Can small businesses benefit from e-invoicing in Ireland?
Yes. Small businesses are not in Phase One issuance scope, but the universal receipt obligation from 1 November 2028 means every VAT-registered Irish business needs to be able to receive structured e-invoices. Smaller businesses can meet that obligation through their accounting software (most modern Irish accounting platforms support Peppol receipt) or through a low-volume Peppol Access Point service. Phase Two in November 2029 will then bring SMEs engaged in intra-Community trade into the issuance obligation; preparing receipt-side now and moving to issuance closer to 2029 is a sensible sequencing for resource-constrained businesses.
Are there any exemptions to the e-invoicing requirements in Ireland?
Today, the only mandatory layer is B2G receipt at the public-body side, and that applies broadly to all contracting authorities. For Phase One, the scope is defined by LCD administrative status rather than by exemption, businesses outside the LCD are simply not in Phase One issuance scope, which is functionally an exemption until Phase Two. Final guidance on exempt activities or exempt sectors is expected as Revenue publishes detailed technical specifications in the months ahead.
How can businesses in Ireland prepare for the e-invoicing transition?
Confirm scope: businesses managed by Revenue’s Large Corporates Division should expect a Phase One inclusion letter. Audit ERP capabilities: confirm that the system can output Peppol BIS 3.0 / EN 16931 XML and receive structured invoices. Contract with a Peppol Access Point. Validate master data, supplier and customer VAT numbers, Peppol Participant IDs, transaction classifications. Plan archiving for the seven-year retention requirement. Track Revenue’s technical specifications and guidance as they are published. For businesses with EU cross-border supplies, plan independently for the 1 July 2030 ViDA deadline regardless of domestic mandate timing.

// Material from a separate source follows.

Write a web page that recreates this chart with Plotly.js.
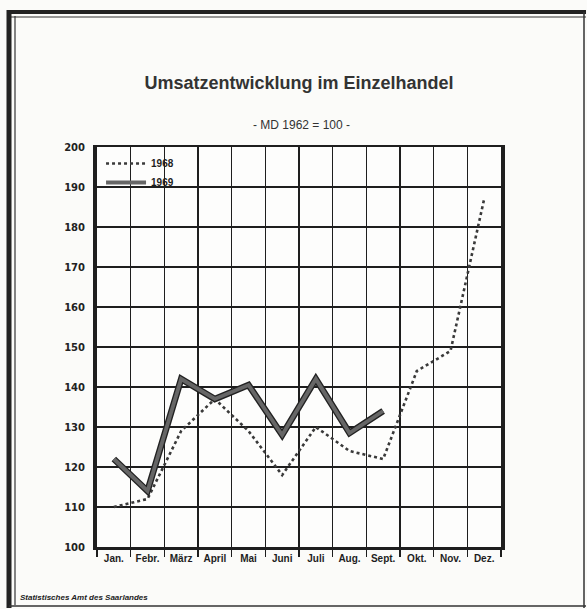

What software solutions are available for e-invoicing in Ireland?
Most modern Irish ERP and accounting platforms support Peppol BIS 3.0 either natively or through a connector. The technical exchange layer is typically delivered through a certified Peppol Access Point that handles validation, routing, format conversion, and Peppol Directory registration. RTC operates a certified Peppol Access Point and supports both B2B and B2G exchange in Ireland. For public-sector procurement, OGP’s Multi-Supplier Framework Agreement provides a procurement-vetted list of Access Point service providers.
Are there penalties for non-compliance with e-invoicing regulations in Ireland?
For B2G receipt non-compliance, public bodies risk procurement-process disruption rather than tax penalties, the obligation is on the contracting authority, not on the supplier. For Phase One non-compliance from November 2028, the penalty framework will be set out in the enabling Irish legislation, which Revenue is currently drafting; specific fines have not been published yet.
Beyond formal penalties, practical consequences arrive earlier: B2B counterparties (especially large corporates) will increasingly require structured e-invoicing as a contractual condition once they are themselves in scope, and a supplier unable to issue Peppol invoices may find itself off preferred-supplier lists. Revenue’s emphasis throughout the 10 February 2026 communication is on engagement and comprehensive support rather than on enforcement, but that posture is calibrated for the implementation period, not for steady-state operation after 2028.